═══ MATERIAL

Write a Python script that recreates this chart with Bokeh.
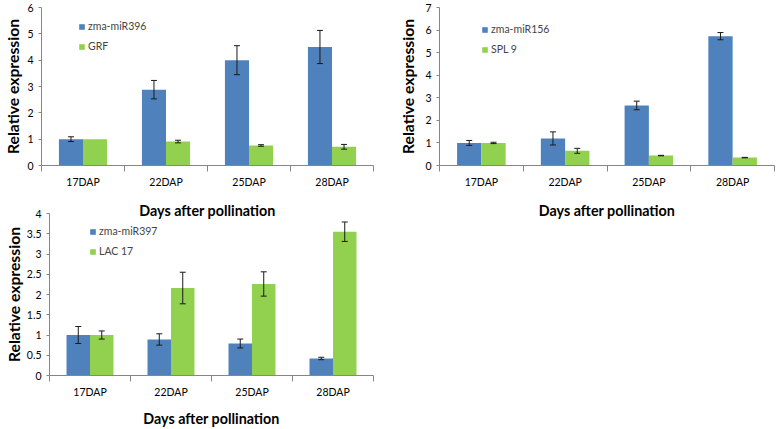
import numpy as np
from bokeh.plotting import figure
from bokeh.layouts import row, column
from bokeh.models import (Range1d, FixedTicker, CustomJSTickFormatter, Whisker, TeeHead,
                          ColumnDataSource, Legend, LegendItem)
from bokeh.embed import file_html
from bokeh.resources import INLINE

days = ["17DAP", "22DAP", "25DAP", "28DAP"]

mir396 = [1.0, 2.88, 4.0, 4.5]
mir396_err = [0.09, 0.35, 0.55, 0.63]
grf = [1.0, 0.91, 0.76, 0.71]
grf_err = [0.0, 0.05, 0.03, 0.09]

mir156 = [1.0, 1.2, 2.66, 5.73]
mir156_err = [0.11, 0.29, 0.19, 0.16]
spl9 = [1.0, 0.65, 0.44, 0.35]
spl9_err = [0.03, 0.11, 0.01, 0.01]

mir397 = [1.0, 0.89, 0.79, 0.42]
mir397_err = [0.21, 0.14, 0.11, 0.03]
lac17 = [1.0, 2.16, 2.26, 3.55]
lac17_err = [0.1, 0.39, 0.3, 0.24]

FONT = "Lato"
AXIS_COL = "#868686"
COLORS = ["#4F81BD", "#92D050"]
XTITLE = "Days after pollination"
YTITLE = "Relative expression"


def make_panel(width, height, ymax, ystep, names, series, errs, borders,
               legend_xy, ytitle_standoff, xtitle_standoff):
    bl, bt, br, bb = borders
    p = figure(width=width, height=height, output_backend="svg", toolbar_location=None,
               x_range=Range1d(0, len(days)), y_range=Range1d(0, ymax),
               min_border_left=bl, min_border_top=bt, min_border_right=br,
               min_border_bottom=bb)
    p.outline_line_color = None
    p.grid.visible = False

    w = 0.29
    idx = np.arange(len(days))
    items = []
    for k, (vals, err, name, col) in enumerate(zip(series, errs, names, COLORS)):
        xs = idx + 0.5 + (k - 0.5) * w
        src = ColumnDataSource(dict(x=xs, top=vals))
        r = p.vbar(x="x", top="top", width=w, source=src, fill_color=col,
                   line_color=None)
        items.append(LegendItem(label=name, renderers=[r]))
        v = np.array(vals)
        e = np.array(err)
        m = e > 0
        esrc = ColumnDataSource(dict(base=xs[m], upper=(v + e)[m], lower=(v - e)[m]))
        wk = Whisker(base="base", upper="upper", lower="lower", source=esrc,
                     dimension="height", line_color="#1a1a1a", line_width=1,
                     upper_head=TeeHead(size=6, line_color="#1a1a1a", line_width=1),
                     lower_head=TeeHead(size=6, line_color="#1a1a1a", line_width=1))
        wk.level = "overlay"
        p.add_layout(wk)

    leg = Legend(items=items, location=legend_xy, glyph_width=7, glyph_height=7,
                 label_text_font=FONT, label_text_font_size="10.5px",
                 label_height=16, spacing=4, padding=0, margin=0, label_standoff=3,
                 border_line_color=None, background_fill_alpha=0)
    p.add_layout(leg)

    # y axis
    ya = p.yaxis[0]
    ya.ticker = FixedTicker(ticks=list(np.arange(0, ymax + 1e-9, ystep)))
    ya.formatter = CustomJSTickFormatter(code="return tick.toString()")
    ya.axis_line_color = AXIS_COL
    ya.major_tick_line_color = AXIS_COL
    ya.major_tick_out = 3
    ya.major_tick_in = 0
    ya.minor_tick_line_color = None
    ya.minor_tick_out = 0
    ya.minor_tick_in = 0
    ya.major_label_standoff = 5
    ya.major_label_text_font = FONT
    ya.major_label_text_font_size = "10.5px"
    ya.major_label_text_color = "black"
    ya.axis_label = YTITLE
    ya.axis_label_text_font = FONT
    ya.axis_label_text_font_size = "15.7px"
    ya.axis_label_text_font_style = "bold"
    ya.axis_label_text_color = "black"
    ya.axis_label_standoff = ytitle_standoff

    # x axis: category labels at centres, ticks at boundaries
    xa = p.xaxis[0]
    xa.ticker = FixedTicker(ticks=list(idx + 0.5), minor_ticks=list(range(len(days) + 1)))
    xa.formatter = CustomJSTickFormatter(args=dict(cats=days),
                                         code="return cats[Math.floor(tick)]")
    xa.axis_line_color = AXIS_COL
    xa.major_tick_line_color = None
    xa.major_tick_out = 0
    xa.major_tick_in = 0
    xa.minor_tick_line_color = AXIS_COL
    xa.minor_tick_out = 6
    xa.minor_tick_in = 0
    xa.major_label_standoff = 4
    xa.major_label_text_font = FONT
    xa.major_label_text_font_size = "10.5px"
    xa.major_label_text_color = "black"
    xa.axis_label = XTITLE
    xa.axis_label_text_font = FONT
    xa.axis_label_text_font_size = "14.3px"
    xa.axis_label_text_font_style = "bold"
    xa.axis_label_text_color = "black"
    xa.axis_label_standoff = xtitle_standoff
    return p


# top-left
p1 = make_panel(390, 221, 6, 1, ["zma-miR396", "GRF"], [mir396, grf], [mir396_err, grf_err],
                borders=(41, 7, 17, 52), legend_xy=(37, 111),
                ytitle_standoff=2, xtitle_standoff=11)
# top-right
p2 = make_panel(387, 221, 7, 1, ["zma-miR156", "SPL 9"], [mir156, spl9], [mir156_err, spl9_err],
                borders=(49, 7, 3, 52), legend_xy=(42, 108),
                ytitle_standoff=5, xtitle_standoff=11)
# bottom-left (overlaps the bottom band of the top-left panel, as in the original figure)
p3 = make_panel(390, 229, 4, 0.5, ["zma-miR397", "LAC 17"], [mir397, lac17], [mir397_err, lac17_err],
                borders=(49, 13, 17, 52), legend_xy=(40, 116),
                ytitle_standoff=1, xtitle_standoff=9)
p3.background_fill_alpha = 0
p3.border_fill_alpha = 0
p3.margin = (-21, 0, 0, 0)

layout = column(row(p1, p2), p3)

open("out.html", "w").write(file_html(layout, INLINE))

══════

Please quote the lines of the material, beginning with the first and ending with the one that contains "from bokeh.resources import INLINE", exactly as written and without any pictures.

> **SOLUTION FOR THIS TASK**
Write a Python script that recreates this chart with Bokeh.
import numpy as np
from bokeh.plotting import figure
from bokeh.layouts import row, column
from bokeh.models import (Range1d, FixedTicker, CustomJSTickFormatter, Whisker, TeeHead,
                          ColumnDataSource, Legend, LegendItem)
from bokeh.embed import file_html
from bokeh.resources import INLINE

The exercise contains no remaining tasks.